This web site contains some tips and hints for creating various educational resources that could be displayed on the World Wide Web for everyone to view. It contains a few ideas for teaching materials that may not have occurred to you.
You may ask "What's the point in creating educational resources on the World Wide Web?" Well, if you're not a teacher, probably not much! However, if you are a teacher, or know one, then there are several advantages in doing so:
Anything published on the old WWW can be read by anyone world-wide who has an Internet connection. Just think of all the adulation you will get - E-mails from schools in every country saying how they value your work. Well, perhaps not! Still, it does beat photocopying!

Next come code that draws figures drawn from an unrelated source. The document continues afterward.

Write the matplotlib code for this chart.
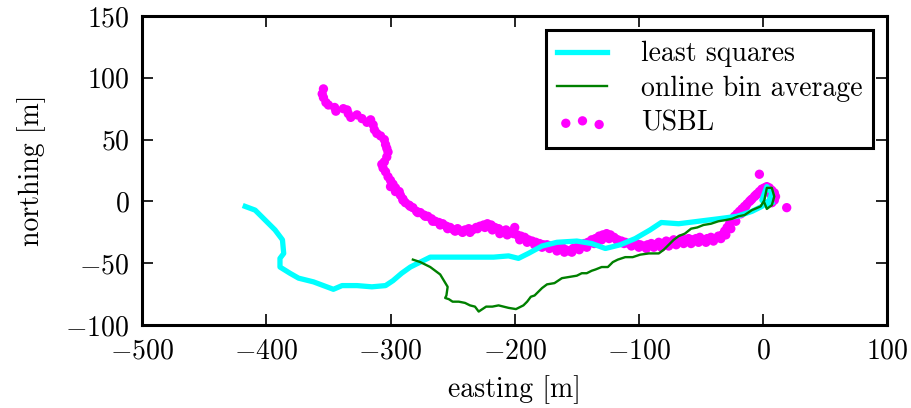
import matplotlib
matplotlib.use("Agg")
import matplotlib.pyplot as plt

plt.rcParams['font.family'] = ['cmr10', 'DejaVu Serif']
plt.rcParams['mathtext.fontset'] = 'cm'
plt.rcParams['axes.formatter.use_mathtext'] = True
plt.rcParams['font.size'] = 20

# least squares track
ls_x = [-417, -409, -401, -393, -387, -386, -389, -389, -381, -374, -362, -354, -346,
        -339, -327, -315, -304, -298, -291, -284, -276, -268, -248, -229, -217, -205,
        -197, -189, -178, -166, -150, -138, -127, -115, -103, -91, -82, -68, -52, -36,
        -21, -9, -1, 5, 7, 3, -1, 3, 7]
ls_y = [-4, -7, -15, -23, -31, -42, -46, -53, -58, -62, -65, -68, -71,
        -68, -68, -69, -68, -64, -58, -53, -49, -45, -45, -45, -45, -44,
        -46, -42, -36, -33, -32, -34, -38, -35, -30, -23, -17, -18, -16, -14,
        -12, -8, -4, 1, 7, 12, 1, -3, -1]

# online bin average track
bin_x = [-282, -276, -268, -260, -254, -255, -256, -253, -250, -245, -240, -236, -232,
         -229, -226, -223, -218, -213, -209, -205, -199, -193, -190, -187, -184, -181,
         -178, -174, -168, -162, -156, -150, -146, -142, -138, -135, -130, -125, -121,
         -117, -111, -105, -99, -92, -84, -80, -76, -72, -68, -63, -58, -53, -48, -42,
         -36, -30, -25, -20, -15, -9, -2, 1, 3, 7, 9, 7, 3, 1]
bin_y = [-47, -49, -53, -59, -69, -76, -78, -79, -81, -81, -82, -84, -85,
         -89, -87, -85, -85, -84, -85, -86, -87, -84, -81, -77, -76, -73,
         -70, -67, -66, -62, -61, -60, -58, -58, -56, -55, -53, -53, -49,
         -47, -45, -45, -43, -42, -42, -39, -35, -31, -28, -26, -22, -21, -19, -18,
         -16, -15, -14, -12, -11, -7, -4, 1, 11, 11, 4, -3, -6, -1]

# USBL fixes
usbl_x = [-354, -355, -354, -352, -350, -345, -344, -338, -335, -334, -332, -327, -323,
          -319, -316, -314, -313, -311, -308, -305, -304, -303, -302, -303, -305, -307,
          -306, -304, -302, -300, -298, -296, -293, -292, -290, -288, -285, -282, -279,
          -276, -273, -270, -267, -264, -261, -258, -255, -252, -249, -246, -243, -240,
          -237, -234, -231, -228, -225, -222, -219, -216, -213, -210, -207, -204, -200,
          -201, -198, -195, -192, -189, -186, -183, -180, -177, -174, -171, -168, -165,
          -162, -159, -156, -153, -150, -147, -144, -141, -138, -135, -132, -129, -126,
          -123, -120, -117, -114, -111, -108, -105, -102, -99, -96, -93, -90, -87, -84,
          -81, -78, -75, -72, -69, -66, -63, -60, -57, -54, -51, -48, -45, -42, -39,
          -36, -33, -31, -29, -27, -25, -23, -21, -19, -17, -15, -13, -11, -9, -7, -5,
          -3, -1, 1, 3, 5, 7, 9, 10, 9, 7, -3, 19,
          -300, -296, -290, -284, -278, -272, -266, -260, -254, -248, -242, -236, -230,
          -224, -218, -212, -206, -196, -190, -184, -178, -172, -166, -160, -154, -148,
          -142, -136, -130, -124, -118, -112, -106, -100, -94, -88, -82, -76, -70,
          -64, -58, -52, -46, -40, -34, -30, -26, -22, -18, -14, -10, -6, -2, 2, 6]
usbl_y = [91, 87, 84, 80, 78, 76, 73, 75, 74, 71, 68, 70, 67,
          64, 66, 62, 58, 55, 53, 50, 46, 43, 40, 36, 32, 30,
          27, 24, 20, 17, 14, 11, 8, 5, 2, -1, -3, -5, -8,
          -9, -11, -12, -14, -16, -17, -18, -20, -21, -23, -22, -24, -23,
          -22, -23, -21, -20, -19, -18, -19, -21, -22, -24, -23, -25, -21,
          -26, -27, -28, -29, -31, -32, -33, -34, -35, -35, -36, -37, -38,
          -37, -39, -40, -38, -37, -35, -34, -33, -31, -30, -28, -27, -26,
          -27, -29, -31, -32, -33, -34, -35, -34, -35, -36, -35, -34, -35, -33,
          -34, -32, -33, -31, -32, -30, -31, -30, -31, -30, -29, -31, -30, -29, -30,
          -28, -27, -24, -21, -18, -15, -12, -10, -8, -6, -4, -2, 0, 2, 4, 6,
          8, 10, 11, 12, 11, 9, 7, 4, 1, -1, 22, -5,
          12, 8, 1, -4, -9, -12, -16, -19, -22, -24, -25, -25, -22,
          -21, -23, -26, -27, -31, -33, -35, -37, -38, -40, -41, -41, -39,
          -37, -34, -31, -30, -31, -34, -36, -37, -38, -37, -37, -36, -35,
          -34, -34, -33, -33, -32, -30, -27, -22, -16, -10, -4, 1, 5, 8, 9, 6]

fig, ax = plt.subplots(figsize=(9.11, 4.08), dpi=100)
fig.subplots_adjust(left=0.156, right=0.974, bottom=0.203, top=0.961)

ax.plot(ls_x, ls_y, color='cyan', lw=3.8, label='least squares')
ax.plot(bin_x, bin_y, color='green', lw=1.7, label='online bin average')
ax.scatter(usbl_x, usbl_y, s=45, color='magenta', edgecolors='none', label='USBL')

ax.set_xlim(-500, 100)
ax.set_ylim(-100, 150)
ax.set_xticks([-500, -400, -300, -200, -100, 0, 100])
ax.set_yticks([-100, -50, 0, 50, 100, 150])
ax.set_xlabel('easting [m]', labelpad=8)
ax.set_ylabel('northing [m]', labelpad=14)

for sp in ax.spines.values():
    sp.set_linewidth(2.2)
ax.tick_params(direction='in', length=8, width=1.2, top=True, right=True, pad=9)

leg = ax.legend(loc='upper right', scatterpoints=3, scatteryoffsets=[0.375, 0.5, 0.3125],
                fancybox=False, framealpha=1, edgecolor='black', borderaxespad=0.5,
                handlelength=1.8, handletextpad=1.2, labelspacing=0.3, borderpad=0.4)
leg.get_frame().set_linewidth(2.2)

fig.savefig('out.png', dpi=100)
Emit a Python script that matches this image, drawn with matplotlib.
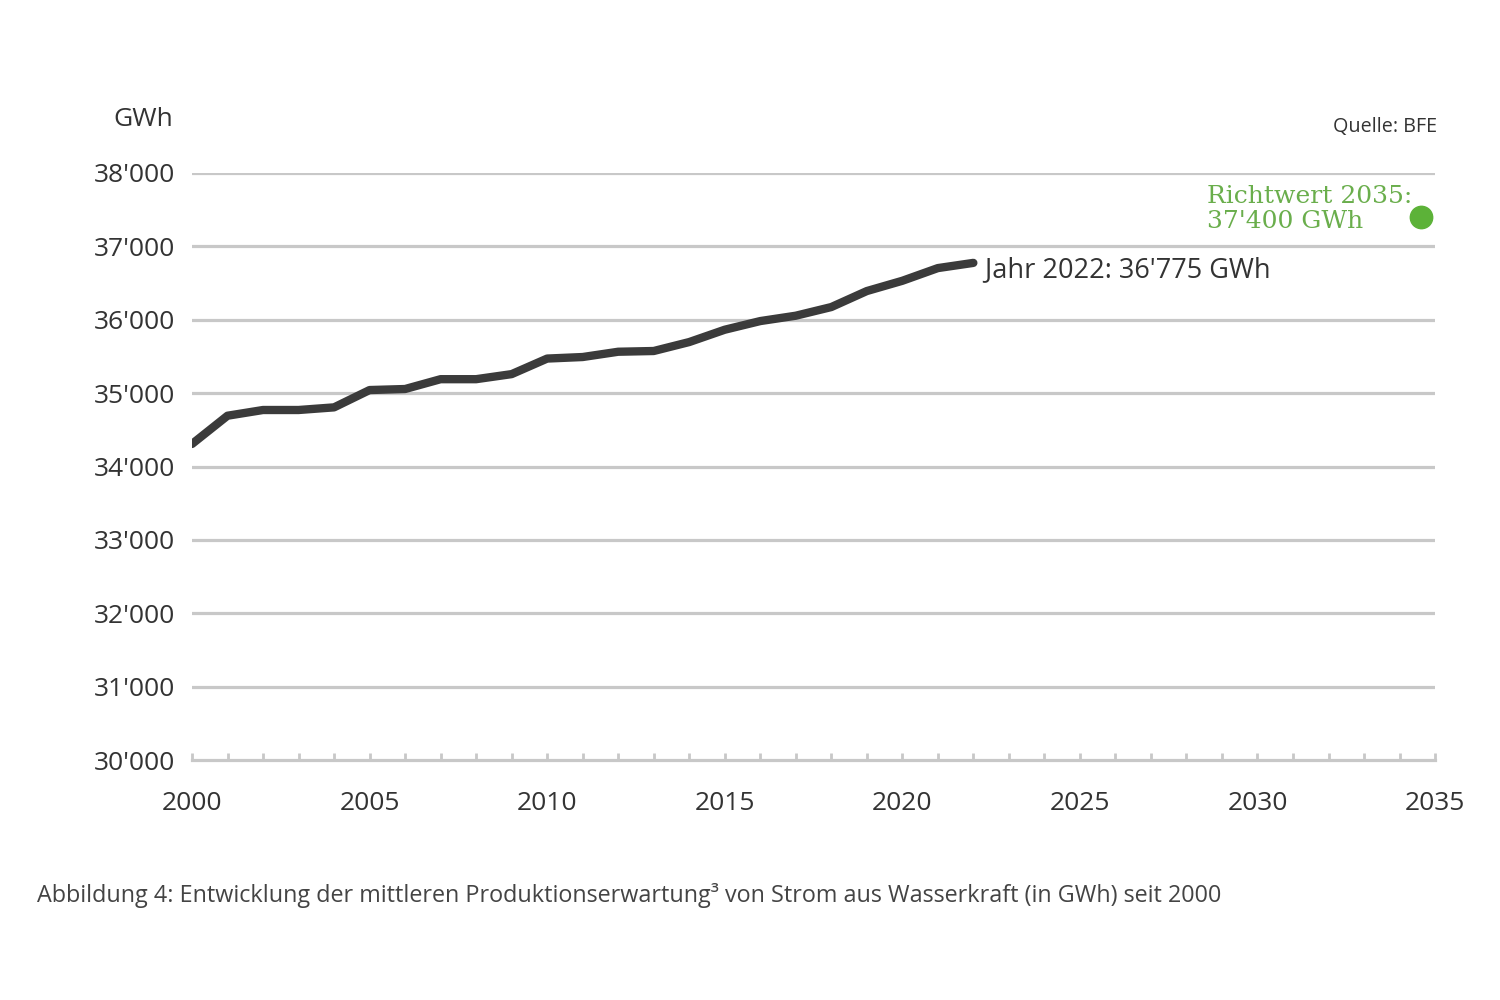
import matplotlib
matplotlib.use("Agg")
import matplotlib.pyplot as plt
from matplotlib.ticker import FixedLocator, MultipleLocator, FuncFormatter
import matplotlib.transforms as mtransforms

years = list(range(2000, 2023))
values = [34307, 34692, 34770, 34770, 34806, 35042, 35056, 35190, 35190, 35259,
          35471, 35492, 35564, 35574, 35696, 35864, 35982, 36055, 36173, 36391,
          36531, 36704, 36775]
target_year = [2035]
target_value = [37400]
y_ticks = [30000, 31000, 32000, 33000, 34000, 35000, 36000, 37000, 38000]
x_ticks = [2000, 2005, 2010, 2015, 2020, 2025, 2030, 2035]

plt.rcParams['font.family'] = ['Open Sans', 'DejaVu Sans']
TXT = '#333333'
GRID = '#c8c8c8'

fig = plt.figure(figsize=(15, 10), dpi=100)
ax = fig.add_axes([0.128, 0.24, 0.9567 - 0.128, 0.827 - 0.24])

for v in y_ticks[1:]:
    ax.axhline(v, color=GRID, lw=2.3, zorder=1)

ax.plot(years, values, color='#3b3b3b', lw=6, solid_capstyle='round',
        solid_joinstyle='round', zorder=3)

off = mtransforms.offset_copy(ax.transData, fig=fig, x=-14, y=0, units='dots')
ax.scatter(target_year, target_value, s=260, color='#5cb238', zorder=4,
           transform=off, clip_on=False)

ax.set_xlim(2000, 2035)
ax.set_ylim(30000, 38000)
ax.xaxis.set_major_locator(FixedLocator(x_ticks))
ax.xaxis.set_minor_locator(MultipleLocator(1))
ax.yaxis.set_major_locator(FixedLocator(y_ticks))
ax.yaxis.set_major_formatter(FuncFormatter(lambda v, p: f"{int(v):,}".replace(",", "'")))

for s in ['top', 'right', 'left']:
    ax.spines[s].set_visible(False)
ax.spines['bottom'].set_color(GRID)
ax.spines['bottom'].set_linewidth(2.3)

ax.tick_params(axis='x', which='both', direction='in', length=5, width=2,
               color=GRID, labelsize=19, labelcolor=TXT, pad=22)
ax.tick_params(axis='y', length=0, labelsize=19, labelcolor=TXT, pad=12.5)

ax.text(years[-1], values[-1], "  Jahr 2022: 36'775 GWh", fontsize=19.5, color=TXT,
        ha='left', va='center', transform=mtransforms.offset_copy(
            ax.transData, fig=fig, x=-2, y=-7, units='dots'))

fig.text(1207 / 1500, 1 - 209 / 1000, "Richtwert 2035:\n37'400 GWh", fontsize=18,
         color='#6aae4c', family='DejaVu Serif', ha='left', va='center',
         multialignment='left', linespacing=1.12)

fig.text(113 / 1500, 1 - 120 / 1000, "GWh", fontsize=19, color=TXT,
         ha='left', va='center')
fig.text(1437 / 1500, 1 - 127 / 1000, "Quelle: BFE", fontsize=14.2, color=TXT,
         ha='right', va='center')
fig.text(37 / 1500, 1 - 895 / 1000,
         "Abbildung 4: Entwicklung der mittleren Produktionserwartung³ von Strom aus Wasserkraft (in GWh) seit 2000",
         fontsize=16.8, color='#444444', ha='left', va='center')

fig.savefig('out.png', dpi=100, facecolor='white')
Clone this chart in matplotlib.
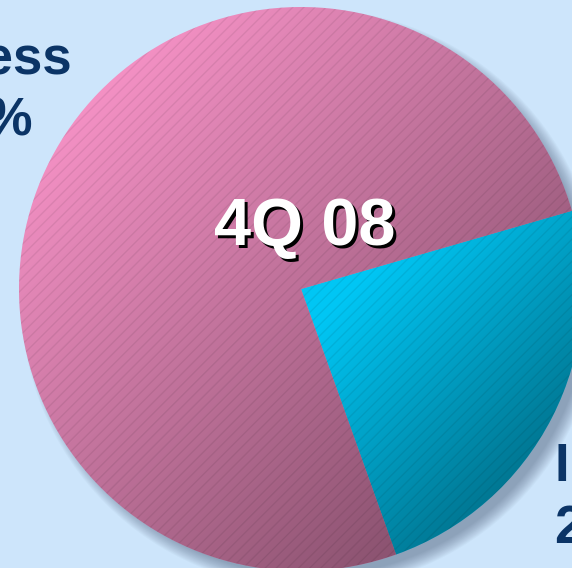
import numpy as np
import matplotlib
matplotlib.use('Agg')
import matplotlib.pyplot as plt
from matplotlib.patches import Circle

# ---- data ----
categories = ['Access', 'IP']
values = [76, 24]
pct_labels = ['76%', '24%']
period_label = '4Q 08'

# ---- style ----
W, H = 572, 568
BG = '#cde5fb'
PINK = '#f692c6'
CYAN = '#00c6f4'
NAVY = '#0b3466'
plt.rcParams['font.family'] = ['Liberation Sans', 'DejaVu Sans']

fig = plt.figure(figsize=(W / 100, H / 100), dpi=100)
fig.patch.set_facecolor(BG)
ax = fig.add_axes([0, 0, 1, 1])

cx, cy, r = 301, H - 289, 282

# soft drop shadow toward bottom-right
for k in range(14):
    ax.add_patch(Circle((cx + 10, cy - 10), r + 8 - k, facecolor='#3a4a66',
                        alpha=0.035, lw=0, zorder=1))

wedges, _ = ax.pie([values[1], values[0]], colors=[CYAN, PINK],
                   startangle=-70.3, counterclock=True,
                   center=(cx, cy), radius=r,
                   wedgeprops=dict(linewidth=0))
for w in wedges:
    w.set_zorder(2)
cyan_w, pink_w = wedges

# faint diagonal hatch
hatch = Circle((cx, cy), r, facecolor='none', edgecolor=(0, 0, 0, 0.07),
               lw=0, hatch='///', zorder=3)
ax.add_patch(hatch)

# shading gradients, one per wedge (light top-left, darker bottom-right)
yy, xx = np.mgrid[0:H, 0:W]
s = (xx + yy).astype(float)
for wedge, s0, s1, amax in [(pink_w, 170, 830, 0.37), (cyan_w, 640, 970, 0.38)]:
    img = np.zeros((H, W, 4))
    img[..., 3] = np.clip(amax * (s - s0) / (s1 - s0), 0, amax * 1.15)
    im = ax.imshow(img, extent=(0, W, 0, H), origin='upper', zorder=4,
                   interpolation='bilinear')
    im.set_clip_path(wedge)

# centre label with shadow
tx, ty = 305, H - 228
ax.text(tx + 3, ty - 3, period_label, fontsize=48, fontweight='bold',
        color='black', ha='center', va='center', zorder=5)
ax.text(tx, ty, period_label, fontsize=48, fontweight='bold',
        color='white', ha='center', va='center', zorder=6)

# outside labels (partly cut off by the frame)
lx = -20
ax.text(lx, H - 73, categories[0], fontsize=38, fontweight='bold', color=NAVY,
        ha='center', va='baseline', zorder=6)
ax.text(lx, H - 135, pct_labels[0], fontsize=38, fontweight='bold', color=NAVY,
        ha='center', va='baseline', zorder=6)
rx = 554
ax.text(rx, H - 481, categories[1], fontsize=38, fontweight='bold', color=NAVY,
        ha='left', va='baseline', zorder=6)
ax.text(rx, H - 543, pct_labels[1], fontsize=38, fontweight='bold', color=NAVY,
        ha='left', va='baseline', zorder=6)

ax.set_xlim(0, W)
ax.set_ylim(0, H)
ax.set_aspect('auto')
ax.axis('off')
fig.savefig('out.png', dpi=100, facecolor=BG)
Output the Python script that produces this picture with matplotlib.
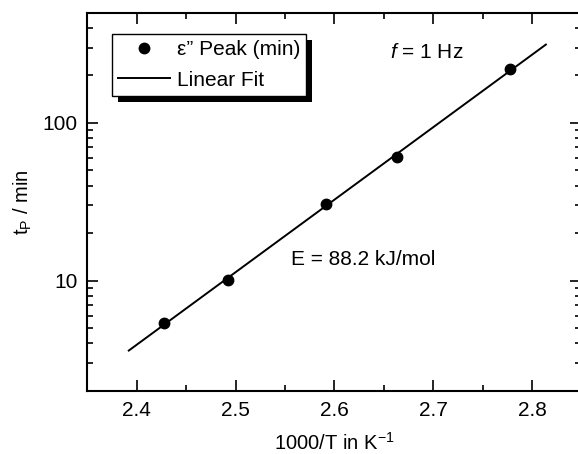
import numpy as np
import matplotlib.pyplot as plt
import matplotlib.patheffects as pe
from matplotlib.ticker import LogLocator, MultipleLocator, NullFormatter

plt.rcParams['font.family'] = ['Liberation Sans', 'DejaVu Sans']
plt.rcParams['mathtext.fontset'] = 'custom'
plt.rcParams['mathtext.rm'] = 'Liberation Sans'
plt.rcParams['mathtext.it'] = 'Liberation Sans:italic'

# dados
inv_T = np.array([2.428, 2.492, 2.592, 2.663, 2.778])
t_peak = np.array([5.4, 10.1, 30.7, 61.0, 219.0])
fit_range = np.array([2.392, 2.814])

# ajuste linear em log10(t) vs 1000/T
coef = np.polyfit(inv_T, np.log10(t_peak), 1)
t_fit = 10 ** np.polyval(coef, fit_range)

fig = plt.figure(figsize=(5.78, 4.54), dpi=100)
ax = fig.add_axes([0.151, 0.139, 0.855, 0.833])

ax.plot(fit_range, t_fit, color='black', lw=1.4, label='Linear Fit', zorder=2)
ax.plot(inv_T, t_peak, 'o', color='black', ms=7.5, label='ε” Peak (min)', zorder=3)

ax.set_yscale('log')
ax.set_xlim(2.35, 2.85)
ax.set_ylim(2, 500)
ax.set_xticks([2.4, 2.5, 2.6, 2.7, 2.8])
ax.xaxis.set_minor_locator(MultipleLocator(0.05))
ax.yaxis.set_minor_locator(LogLocator(base=10, subs=np.arange(2, 10), numticks=10))
ax.set_yticks([10, 100])
ax.set_yticklabels(['10', '100'])
ax.yaxis.set_minor_formatter(NullFormatter())

ax.tick_params(which='both', direction='in', top=True, right=True, width=1.2,
               labelsize=15, pad=7)
ax.tick_params(which='major', length=8)
ax.tick_params(which='minor', length=4.5)
for s in ax.spines.values():
    s.set_linewidth(1.5)

ax.set_xlabel('1000/T in K$^{\\mathregular{-1}}$', fontsize=14.5, labelpad=9)
ax.set_ylabel('t$_{\\mathregular{P}}$ / min', fontsize=14.5, labelpad=6)

ax.text(0.612, 0.896, '$f$ = 1 Hz', transform=ax.transAxes, fontsize=15, va='center')
ax.text(0.412, 0.347, 'E = 88.2 kJ/mol', transform=ax.transAxes, fontsize=15, va='center')

handles, labels = ax.get_legend_handles_labels()
leg = ax.legend(handles[::-1], labels[::-1], loc='upper left', bbox_to_anchor=(0.05, 0.944),
                borderaxespad=0, fontsize=15, frameon=True, fancybox=False,
                edgecolor='black', facecolor='white', framealpha=1.0,
                borderpad=0.3, handlelength=2.5, handletextpad=0.3,
                labelspacing=0.55)
leg.get_frame().set_linewidth(1.0)
leg.get_frame().set_path_effects([
    pe.SimplePatchShadow(offset=(4, -4.5), shadow_rgbFace='black', alpha=1.0),
    pe.Normal()])

plt.savefig('out.png', dpi=100)
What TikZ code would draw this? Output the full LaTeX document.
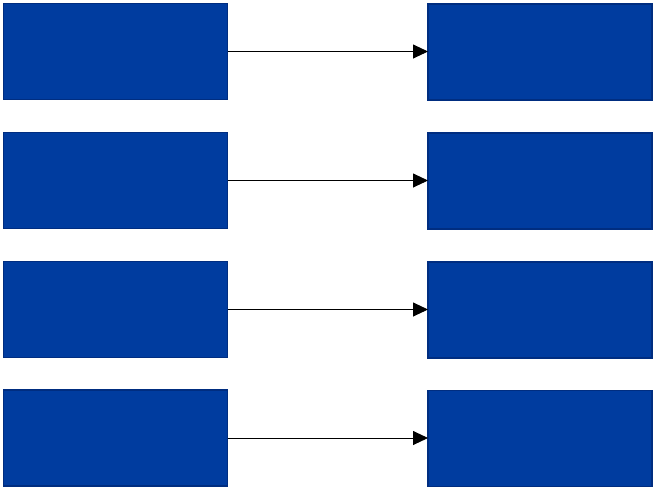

Even if you don't have an Internet connection, there are still advantages to creating web pages - providing you do have an Internet browser (which comes packaged with most computers nowadays, I believe). They are a fairly easy way to produce what is, in effect, a multimedia package - including sounds, movies, and hyperlinks to other documents, and you won't have to learn (or buy!) some complicated authoring package such as Director or Multimedia Toolbook.
The web sites that I am going to show you how to create will be written using a language called HTML, which stands for Hyper Text Markup Language. This is basically plain English with a few keywords added to it.
Creating web pages does require you to know a smattering of HTML. You won't need to be an expert in it, nor will you need to know fancy Internet languages such as Java (although that would help, obviously).